Do you need a gallbladder?
The gallbladder is a pear shaped hollow sac that sits right below the liver and stores and concentrates the bile produced by the liver. The typical composition of bile is water, lecithin, bile salts and cholesterol. When you take meal or eat something, the gallbladder releases a surge of bile into the small intestine to help in digestion of fat and absorption of other nutrients including vitamin A, D, E and k as well as fatty acids.
Because the gallbladder only stores the bile produced by the liver and does not produce any digestive enzyme or chemical of its own, you can live without a gallbladder. But the gallbladder serves to store and increase the potency of bile through concentrating it, so your body can better emulsify and digest the fat and instantly release the bile when you eat.
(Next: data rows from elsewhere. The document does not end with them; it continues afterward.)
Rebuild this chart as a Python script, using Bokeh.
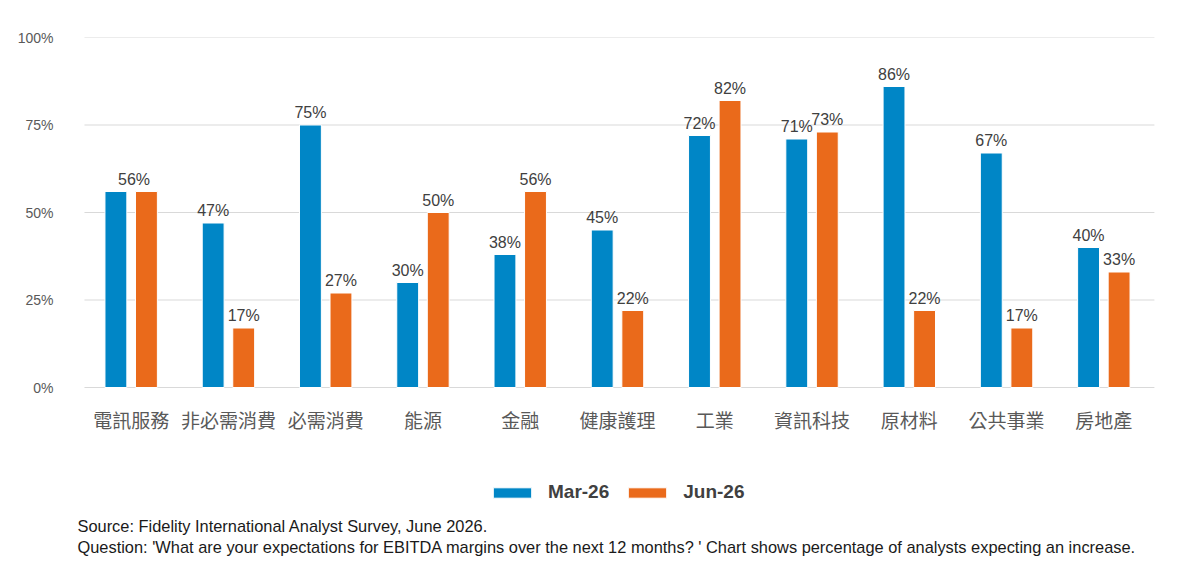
from bokeh.plotting import figure
from bokeh.models import (ColumnDataSource, FactorRange, Range1d, FixedTicker,
                          Legend, LegendItem, Label)
from bokeh.transform import dodge
from bokeh.core.properties import value
from bokeh.embed import file_html
from bokeh.resources import INLINE

categories = ["電訊服務", "非必需消費", "必需消費", "能源", "金融", "健康護理",
              "工業", "資訊科技", "原材料", "公共事業", "房地產"]
mar_26 = [56, 47, 75, 30, 38, 45, 72, 71, 86, 67, 40]
jun_26 = [56, 17, 27, 50, 56, 22, 82, 73, 22, 17, 33]
series_names = ["Mar-26", "Jun-26"]
y_ticks = [0, 25, 50, 75, 100]
y_tick_labels = ["0%", "25%", "50%", "75%", "100%"]
source_lines = [
    "Source: Fidelity International Analyst Survey, June 2026.",
    "Question: 'What are your expectations for EBITDA margins over the next 12 months? ' "
    "Chart shows percentage of analysts expecting an increase.",
]

BLUE = "#0086C6"
ORANGE = "#EA6A1B"
FONT = "Liberation Sans"
W_PX, H_PX = 1184, 563
LEFT, RIGHT, TOP = 70, 20, 37
PX_PER_UNIT = 3.5          # vertical pixels per percentage point
BASE_PX = 387              # pixel row of the 0% baseline
y_min = -(H_PX - BASE_PX) / PX_PER_UNIT

src = ColumnDataSource(dict(cat=categories, mar=mar_26, jun=jun_26,
                            zero=[0] * len(categories)))

xr = FactorRange(*categories, range_padding=0.0225, range_padding_units="percent")
p = figure(x_range=xr, y_range=Range1d(y_min, 100),
           width=W_PX, height=H_PX, output_backend="svg", toolbar_location=None,
           min_border_left=LEFT, min_border_right=RIGHT, min_border_top=TOP,
           min_border_bottom=0)
p.outline_line_color = None
p.background_fill_color = "white"
p.border_fill_color = "white"
p.xaxis.visible = False
p.xgrid.grid_line_color = None
p.ygrid.grid_line_color = None

# gridlines spanning the category band
grid_src = ColumnDataSource(dict(a=[categories[0]] * len(y_ticks),
                                 b=[categories[-1]] * len(y_ticks), y=y_ticks))
p.segment(x0=dodge("a", -0.48, range=xr), x1=dodge("b", 0.52, range=xr),
          y0="y", y1="y", source=grid_src, line_color="#D9D9D9", line_width=1)

OFF = 0.157
W = 0.225
rb = p.vbar(x=dodge("cat", -OFF, range=xr), top="mar", width=W, source=src,
            fill_color=BLUE, line_color="white", line_width=1)
ro = p.vbar(x=dodge("cat", OFF, range=xr), top="jun", width=W, source=src,
            fill_color=ORANGE, line_color="white", line_width=1)

# value labels
diff_idx = [i for i in range(len(categories)) if mar_26[i] != jun_26[i]]
same_idx = [i for i in range(len(categories)) if mar_26[i] == jun_26[i]]
lab_common = dict(text_align="center", text_baseline="bottom", y_offset=-4,
                  text_font=value(FONT), text_font_size="16px", text_color="#404040")
s_mar = ColumnDataSource(dict(cat=[categories[i] for i in diff_idx],
                              v=[mar_26[i] for i in diff_idx],
                              t=[f"{mar_26[i]}%" for i in diff_idx]))
s_jun = ColumnDataSource(dict(cat=[categories[i] for i in diff_idx],
                              v=[jun_26[i] for i in diff_idx],
                              t=[f"{jun_26[i]}%" for i in diff_idx]))
s_same = ColumnDataSource(dict(cat=[categories[i] for i in same_idx],
                               v=[mar_26[i] for i in same_idx],
                               t=[f"{mar_26[i]}%" for i in same_idx]))
p.text(x=dodge("cat", -OFF, range=xr), y="v", text="t", source=s_mar, **lab_common)
p.text(x=dodge("cat", OFF, range=xr), y="v", text="t", source=s_jun, **lab_common)
p.text(x=dodge("cat", 0.03, range=xr), y="v", text="t", source=s_same, **lab_common)

# category labels under the baseline
p.text(x="cat", y="zero", text="cat", source=src, y_offset=32,
       text_align="center", text_baseline="middle",
       text_font=value("Noto Sans CJK TC"), text_font_size="19px",
       text_color="#595959")

# y axis
ya = p.yaxis[0]
ya.ticker = FixedTicker(ticks=y_ticks)
ya.major_label_overrides = {t: l for t, l in zip(y_ticks, y_tick_labels)}
ya.axis_line_color = None
ya.major_tick_line_color = None
ya.minor_tick_line_color = None
ya.major_tick_out = 0
ya.major_tick_in = 0
ya.major_label_standoff = 17
ya.major_label_text_font = FONT
ya.major_label_text_font_size = "14px"
ya.major_label_text_color = "#595959"

# legend
legend = Legend(items=[LegendItem(label=series_names[0], renderers=[rb]),
                       LegendItem(label=series_names[1], renderers=[ro])],
                orientation="horizontal", location=(418, 60),
                glyph_width=48, glyph_height=13, label_standoff=12, spacing=14,
                padding=0, margin=0, border_line_color=None,
                background_fill_alpha=0,
                label_text_font=FONT, label_text_font_size="19px",
                label_text_font_style="bold", label_text_color="#404040")
p.add_layout(legend)

# source text
for line, yy in zip(source_lines, [38, 17]):
    p.add_layout(Label(x=7, y=yy, x_units="screen", y_units="screen", text=line,
                       text_font=FONT, text_font_size="16.4px", text_color="#1A1A1A",
                       text_baseline="middle", text_align="left"))

open("out.html", "w").write(file_html(p, INLINE))
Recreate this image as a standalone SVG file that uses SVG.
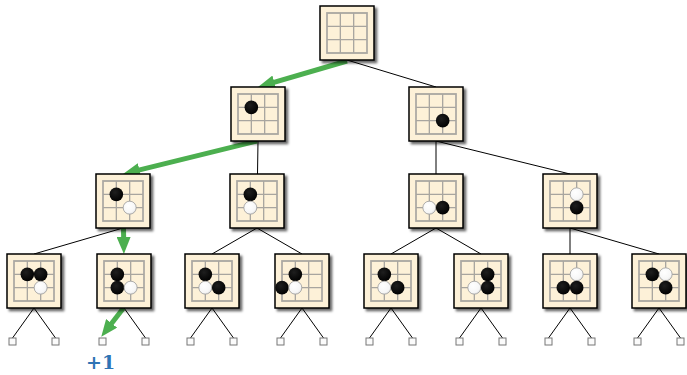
<svg xmlns="http://www.w3.org/2000/svg" xmlns:xlink="http://www.w3.org/1999/xlink" width="687" height="375" viewBox="0 0 687 375">
  <style>
    .edge { stroke: #000; stroke-width: 1; fill: none; }
    .best { stroke: #4caf4f; stroke-width: 5; fill: none; marker-end: url(#head); }
    .leaf { fill: #fbfbfb; stroke: #777; stroke-width: 1; }
    .frame { fill: #fdf1d8; stroke: #000; stroke-width: 1.5; filter: url(#shadow); }
    .gridout { fill: none; stroke: #cdc8be; stroke-width: 2; }
    .grid { stroke: #a8a59f; stroke-width: 1.3; fill: none; }
    .b { fill: url(#blackStone); }
    .w { fill: url(#whiteStone); stroke: #9a9a9a; stroke-width: 0.8; }
    .score { font-family: "DejaVu Serif", "Liberation Serif", serif; font-weight: bold; font-size: 19px; fill: #2e74b5; }
  </style>
  <defs>
    <filter id="shadow" x="-20%" y="-20%" width="150%" height="150%">
      <feDropShadow dx="2.5" dy="2.5" stdDeviation="1" flood-color="#000" flood-opacity="0.6"/>
    </filter>
    <radialGradient id="blackStone" cx="0.4" cy="0.35" r="0.7">
      <stop offset="0" stop-color="#1e1e1e"/>
      <stop offset="1" stop-color="#000"/>
    </radialGradient>
    <radialGradient id="whiteStone" cx="0.4" cy="0.35" r="0.75">
      <stop offset="0" stop-color="#fff"/>
      <stop offset="0.7" stop-color="#f6f6f6"/>
      <stop offset="1" stop-color="#d4d4d4"/>
    </radialGradient>
    <marker id="head" markerUnits="userSpaceOnUse" viewBox="0 0 17 14" refX="4" refY="7" markerWidth="17" markerHeight="14" orient="auto">
      <path d="M0,0 L17,7 L0,14 Z" fill="#4caf4f"/>
    </marker>
    <!-- empty 3x3 board: frame, grid border and inner lines -->
    <g id="board">
      <rect class="frame" x="0" y="0" width="54" height="54"/>
      <rect class="gridout" x="7" y="7" width="40" height="40"/>
      <path class="grid" d="M7,7 H47 V47 H7 Z M20.33,7 V47 M33.67,7 V47 M7,20.33 H47 M7,33.67 H47"/>
    </g>
  </defs>

  <rect width="687" height="375" fill="#fff"/>

  <g id="connectors">
    <line class="edge" x1="347" y1="60" x2="436" y2="87"/>
    <line class="edge" x1="258" y1="141" x2="257.5" y2="174"/>
    <line class="edge" x1="436" y1="141" x2="436" y2="174"/>
    <line class="edge" x1="436" y1="141" x2="570" y2="174"/>
    <line class="edge" x1="123" y1="228" x2="34" y2="254"/>
    <line class="edge" x1="257" y1="228" x2="212" y2="254"/>
    <line class="edge" x1="257" y1="228" x2="302" y2="254"/>
    <line class="edge" x1="436" y1="228" x2="391" y2="254"/>
    <line class="edge" x1="436" y1="228" x2="481" y2="254"/>
    <line class="edge" x1="570" y1="228" x2="570" y2="254"/>
    <line class="edge" x1="570" y1="228" x2="659" y2="254"/>
    <!-- edges to terminal positions -->
    <path class="edge" d="M34,308 L12.5,338 M34,308 L55.5,338"/>
    <path class="edge" d="M124,308 L145.5,338"/>
    <path class="edge" d="M212,308 L190.5,338 M212,308 L233.5,338"/>
    <path class="edge" d="M302,308 L280.5,338 M302,308 L323.5,338"/>
    <path class="edge" d="M391,308 L369.5,338 M391,308 L412.5,338"/>
    <path class="edge" d="M481,308 L459.5,338 M481,308 L502.5,338"/>
    <path class="edge" d="M570,308 L548.5,338 M570,308 L591.5,338"/>
    <path class="edge" d="M659,308 L637.5,338 M659,308 L680.5,338"/>
    <!-- highlighted playout path -->
    <line class="best" x1="347" y1="61" x2="270.5" y2="83.4"/>
    <line class="best" x1="257" y1="141" x2="135.6" y2="170.9"/>
    <line class="best" x1="123.5" y1="228" x2="123.7" y2="241"/>
    <line class="best" x1="123.5" y1="308" x2="109.2" y2="326.5"/>
  </g>

  <g id="leaves">
    <rect class="leaf" x="9" y="338" width="7" height="7"/>
    <rect class="leaf" x="52" y="338" width="7" height="7"/>
    <rect class="leaf" x="99" y="338" width="7" height="7"/>
    <rect class="leaf" x="142" y="338" width="7" height="7"/>
    <rect class="leaf" x="187" y="338" width="7" height="7"/>
    <rect class="leaf" x="230" y="338" width="7" height="7"/>
    <rect class="leaf" x="277" y="338" width="7" height="7"/>
    <rect class="leaf" x="320" y="338" width="7" height="7"/>
    <rect class="leaf" x="366" y="338" width="7" height="7"/>
    <rect class="leaf" x="409" y="338" width="7" height="7"/>
    <rect class="leaf" x="456" y="338" width="7" height="7"/>
    <rect class="leaf" x="499" y="338" width="7" height="7"/>
    <rect class="leaf" x="545" y="338" width="7" height="7"/>
    <rect class="leaf" x="588" y="338" width="7" height="7"/>
    <rect class="leaf" x="634" y="338" width="7" height="7"/>
    <rect class="leaf" x="677" y="338" width="7" height="7"/>
  </g>

  <g id="root" transform="translate(320,6)">
    <use xlink:href="#board" href="#board"/>
  </g>

  <g id="n1" transform="translate(231,87)">
    <use xlink:href="#board" href="#board"/>
    <circle class="b" cx="20.33" cy="20.33" r="6.8"/>
  </g>
  <g id="n2" transform="translate(409,87)">
    <use xlink:href="#board" href="#board"/>
    <circle class="b" cx="33.67" cy="33.67" r="6.8"/>
  </g>

  <g id="n3" transform="translate(96,174)">
    <use xlink:href="#board" href="#board"/>
    <circle class="b" cx="20.33" cy="20.33" r="6.8"/>
    <circle class="w" cx="33.67" cy="33.67" r="6.5"/>
  </g>
  <g id="n4" transform="translate(230,174)">
    <use xlink:href="#board" href="#board"/>
    <circle class="b" cx="20.33" cy="20.33" r="6.8"/>
    <circle class="w" cx="20.33" cy="33.67" r="6.5"/>
  </g>
  <g id="n5" transform="translate(409,174)">
    <use xlink:href="#board" href="#board"/>
    <circle class="w" cx="20.33" cy="33.67" r="6.5"/>
    <circle class="b" cx="33.67" cy="33.67" r="6.8"/>
  </g>
  <g id="n6" transform="translate(543,174)">
    <use xlink:href="#board" href="#board"/>
    <circle class="w" cx="33.67" cy="20.33" r="6.5"/>
    <circle class="b" cx="33.67" cy="33.67" r="6.8"/>
  </g>

  <g id="n7" transform="translate(7,254)">
    <use xlink:href="#board" href="#board"/>
    <circle class="b" cx="20.33" cy="20.33" r="6.8"/>
    <circle class="b" cx="33.67" cy="20.33" r="6.8"/>
    <circle class="w" cx="33.67" cy="33.67" r="6.5"/>
  </g>
  <g id="n8" transform="translate(97,254)">
    <use xlink:href="#board" href="#board"/>
    <circle class="b" cx="20.33" cy="20.33" r="6.8"/>
    <circle class="b" cx="20.33" cy="33.67" r="6.8"/>
    <circle class="w" cx="33.67" cy="33.67" r="6.5"/>
  </g>
  <g id="n9" transform="translate(185,254)">
    <use xlink:href="#board" href="#board"/>
    <circle class="b" cx="20.33" cy="20.33" r="6.8"/>
    <circle class="w" cx="20.33" cy="33.67" r="6.5"/>
    <circle class="b" cx="33.67" cy="33.67" r="6.8"/>
  </g>
  <g id="n10" transform="translate(275,254)">
    <use xlink:href="#board" href="#board"/>
    <circle class="b" cx="20.33" cy="20.33" r="6.8"/>
    <circle class="b" cx="7" cy="33.67" r="6.8"/>
    <circle class="w" cx="20.33" cy="33.67" r="6.5"/>
  </g>
  <g id="n11" transform="translate(364,254)">
    <use xlink:href="#board" href="#board"/>
    <circle class="b" cx="20.33" cy="20.33" r="6.8"/>
    <circle class="w" cx="20.33" cy="33.67" r="6.5"/>
    <circle class="b" cx="33.67" cy="33.67" r="6.8"/>
  </g>
  <g id="n12" transform="translate(454,254)">
    <use xlink:href="#board" href="#board"/>
    <circle class="b" cx="33.67" cy="20.33" r="6.8"/>
    <circle class="w" cx="20.33" cy="33.67" r="6.5"/>
    <circle class="b" cx="33.67" cy="33.67" r="6.8"/>
  </g>
  <g id="n13" transform="translate(543,254)">
    <use xlink:href="#board" href="#board"/>
    <circle class="w" cx="33.67" cy="20.33" r="6.5"/>
    <circle class="b" cx="20.33" cy="33.67" r="6.8"/>
    <circle class="b" cx="33.67" cy="33.67" r="6.8"/>
  </g>
  <g id="n14" transform="translate(632,254)">
    <use xlink:href="#board" href="#board"/>
    <circle class="b" cx="20.33" cy="20.33" r="6.8"/>
    <circle class="w" cx="33.67" cy="20.33" r="6.5"/>
    <circle class="b" cx="33.67" cy="33.67" r="6.8"/>
  </g>

  <text class="score" x="86" y="369">+1</text>
</svg>
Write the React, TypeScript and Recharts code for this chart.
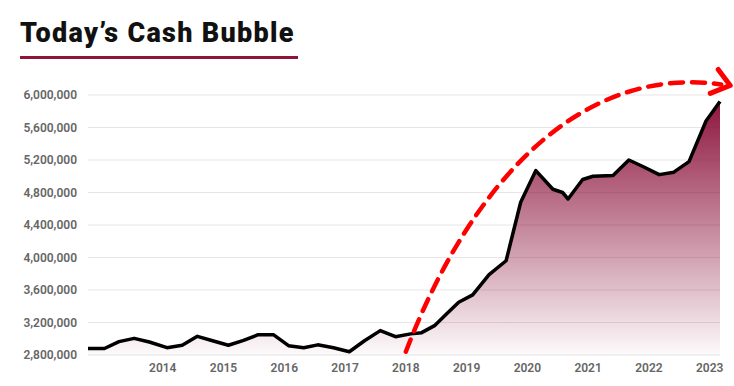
import React from "react";
import { ComposedChart, Area, Line, XAxis, YAxis, CartesianGrid } from "recharts";

const years = [
  2012.77, 2013.04, 2013.28, 2013.53, 2013.78, 2014.07, 2014.32, 2014.57, 2014.82, 2015.08,
  2015.33, 2015.57, 2015.82, 2016.07, 2016.32, 2016.55, 2016.81, 2017.07, 2017.32, 2017.58,
  2017.83, 2018.08, 2018.26, 2018.48, 2018.69, 2018.87, 2019.1, 2019.37, 2019.65, 2019.89,
  2020.14, 2020.42, 2020.58, 2020.67, 2020.91, 2021.08, 2021.41, 2021.67, 2021.9, 2022.17,
  2022.41, 2022.66, 2022.94, 2023.17,
];
const cash = [
  2880000, 2880000, 2965000, 3005000, 2960000, 2890000, 2920000, 3030000, 2975000, 2920000,
  2980000, 3050000, 3050000, 2915000, 2890000, 2925000, 2890000, 2840000, 2975000, 3100000,
  3025000, 3060000, 3075000, 3165000, 3320000, 3450000, 3540000, 3790000, 3960000, 4680000,
  5070000, 4840000, 4800000, 4720000, 4960000, 5000000, 5010000, 5200000, 5120000, 5020000,
  5050000, 5180000, 5680000, 5920000,
];
const yearTicks = [2014, 2015, 2016, 2017, 2018, 2019, 2020, 2021, 2022, 2023];
const valueTicks = [2800000, 3200000, 3600000, 4000000, 4400000, 4800000, 5200000, 5600000, 6000000];
const xDomain = [2012.77, 2023.17];
const yDomain = [2800000, 6000000];

// annotation arrow, in data units (year, value)
const arrowStart = [2018.0, 2840000];
const arrowC1 = [2019.08, 4950000];
const arrowC2 = [2020.89, 6370000];
const arrowEnd = [2023.19, 6130000];

const data = years.map((y, i) => ({ year: y, cash: cash[i] }));

const W = 734;
const H = 386;
const M = { top: 95, right: 14, bottom: 6, left: 8 };
const Y_AXIS_W = 80;
const X_AXIS_H = 25;
const plotL = M.left + Y_AXIS_W;
const plotR = W - M.right;
const plotT = M.top;
const plotB = H - M.bottom - X_AXIS_H;
const sx = (v: number) => plotL + ((v - xDomain[0]) / (xDomain[1] - xDomain[0])) * (plotR - plotL);
const sy = (v: number) => plotB - ((v - yDomain[0]) / (yDomain[1] - yDomain[0])) * (plotB - plotT);

const fmt = (v: number) => v.toLocaleString("en-US");

export default function App() {
  const p0 = [sx(arrowStart[0]), sy(arrowStart[1])];
  const p1 = [sx(arrowC1[0]), sy(arrowC1[1])];
  const p2 = [sx(arrowC2[0]), sy(arrowC2[1])];
  const p3 = [sx(arrowEnd[0]), sy(arrowEnd[1])];
  const tip = [p3[0] + 9, p3[1] + 1];
  return (
    <div style={{ position: "relative", width: W, height: H, background: "#fff", fontFamily: "Roboto, sans-serif" }}>
      <style>{`body{margin:0}`}</style>
      <div
        style={{
          position: "absolute",
          left: 20,
          top: 16,
          fontSize: 27,
          fontWeight: 900,
          color: "#111",
          letterSpacing: 1.3,
          lineHeight: "34px",
          whiteSpace: "nowrap",
        }}
      >
        Today’s Cash Bubble
      </div>
      <div style={{ position: "absolute", left: 20, top: 56, width: 278, height: 3, background: "#8f1437" }} />
      <div style={{ position: "absolute", left: 0, top: 0 }}>
        <ComposedChart width={W} height={H} data={data} margin={M}>
          <defs>
            <linearGradient id="cashFill" x1="0" y1="0" x2="0" y2="1">
              <stop offset="0%" stopColor="#8a0f38" stopOpacity={0.97} />
              <stop offset="100%" stopColor="#8a0f38" stopOpacity={0.02} />
            </linearGradient>
          </defs>
          <CartesianGrid vertical={false} stroke="#e6e6e6" strokeWidth={1.2} />
          <XAxis
            dataKey="year"
            type="number"
            domain={xDomain}
            ticks={yearTicks}
            axisLine={false}
            tickLine={false}
            height={X_AXIS_H}
            tick={{ fill: "#666", fontSize: 12, fontWeight: 600, fontFamily: "Roboto" }}
          />
          <YAxis
            type="number"
            domain={yDomain}
            ticks={valueTicks}
            axisLine={false}
            tickLine={false}
            width={Y_AXIS_W}
            tickMargin={5}
            tickFormatter={fmt}
            tick={{ fill: "#666", fontSize: 12, fontWeight: 600, fontFamily: "Roboto" }}
          />
          <Area
            dataKey="cash"
            type="linear"
            stroke="none"
            fill="url(#cashFill)"
            fillOpacity={1}
            isAnimationActive={false}
          />
          <Line
            dataKey="cash"
            type="linear"
            stroke="#000"
            strokeWidth={3.5}
            dot={false}
            strokeLinejoin="round"
            isAnimationActive={false}
          />
        </ComposedChart>
      </div>
      <svg width={W} height={H} style={{ position: "absolute", left: 0, top: 0, pointerEvents: "none" }}>
        <path
          d={`M${p0[0]},${p0[1]} C${p1[0]},${p1[1]} ${p2[0]},${p2[1]} ${p3[0]},${p3[1]}`}
          fill="none"
          stroke="#ff0000"
          strokeWidth={4.5}
          strokeDasharray="13 9"
          strokeLinecap="round"
        />
        <path
          d={`M${tip[0] - 12},${tip[1] - 16} L${tip[0]},${tip[1]} L${tip[0] - 20},${tip[1] + 8}`}
          fill="none"
          stroke="#ff0000"
          strokeWidth={5}
          strokeLinecap="round"
          strokeLinejoin="round"
        />
      </svg>
    </div>
  );
}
Though the liver produces the bile but it is unable to store it and have sufficient quantity for each meal. After removal of your gallbladder, continuous flow of dilute bile into the intestine can lead to digestive problems. Sometimes, it causes persistent diarrhoea in some individuals.
So, do you really need a gallbladder? Absolutely yes! Even though you can live without a gallbladder, it does serve an important function with specific purpose in your overall health.
Read about gallbladder anatomy, location, and function.
How serious is gallbladder removal surgery (cholecystectomy)? What are the risks and complications associated with gallbladder removal surgery?
Like all operations, there is a small risk of complication with gallbladder removal surgery, but it is considered a relatively safe procedure and you can quickly return to your normal activities.
Before undergoing any type of surgery – either laparoscopic or open gallbladder surgery, you should ask your doctor about his/her training and experience. Your doctor will perform a complete physical examination and will see the history, prior to the surgery, to reduce these risks.
The most common risks for gallbladder removal surgery include:
- Blood clotting
- Bile leakage
- Injury to the common bile duct
- Allergic reaction to anaesthesia and other drugs
- Heart problems
- Injury to the small intestine by the tools used during surgery
- Injuries to the liver and other major blood vessels in the belly
- Pneumonia related to longer recovery period after open surgery
After cholecystectomy (gallbladder removal surgery), you may have experiences of ongoing symptoms, such as abdominal pain, bloating, gas or diarrhoea. This is called postcholecystectomy syndrome. These symptoms are treatable with medicines.
What are gallbladder removal side effects? What are gallbladder surgery side effects?
Side effects after a cholecystectomy or gallbladder removal can be immediate and related to the surgery or long-term and related to the physical changes after the surgery and complications of the surgery or any pre-existing condition. Main side effects of gallbladder surgery (gallbladder removal) are:
The degree and intensity of pain after surgery largely depends on the method of the surgery performed. Pain at the site of the incision may occur after both types of surgeries for the gallbladder removal – laparoscopic and open. But pain is more of an issue if you had an open surgery.
Short term side effects
You may feel tired after surgery, and this is often due to anaesthesia. You may also experience weakness and fatigue, due to lack of food or fluids in the body, hours before, during surgery and after the surgery.
Nausea and vomiting may occur regardless of the type of the surgery performed as a side effect of anaesthesia.
Constipation is also experienced in some individuals due to anaesthesia or pain medications.
Long term side effects
A small percentage of people who get cholecystectomy may experience some gastrointestinal symptoms which either continue or start after the surgery. These symptoms may include:
- Abdominal pain
These symptoms are supposed to be caused by the change in bile flow that occurs after surgery. Surgical complications such as bile duct injury might also cause these symptoms.
A more common side effect of gallbladder removal encountered is decrease in secretion of the bile. People also have difficulty in digesting fatty foods after gallbladder removal.
Can you die from a gallbladder operation?
According to the American College of Surgeons, at most only one out of every 1,000 patients dies during gallbladder removal. Factors that might contribute to increasing the risk of death include gangrene, a burst gallbladder or severe diseases.
Deaths, during a gallbladder operation, mainly happen through infection and sepsis cause due to injury to the intestine, liver or other organs during surgical procedure.
Thought the mortality rate after gallbladder removal is very small, it is relatively higher for certain patients, such as elderly or those with heart and chest problems.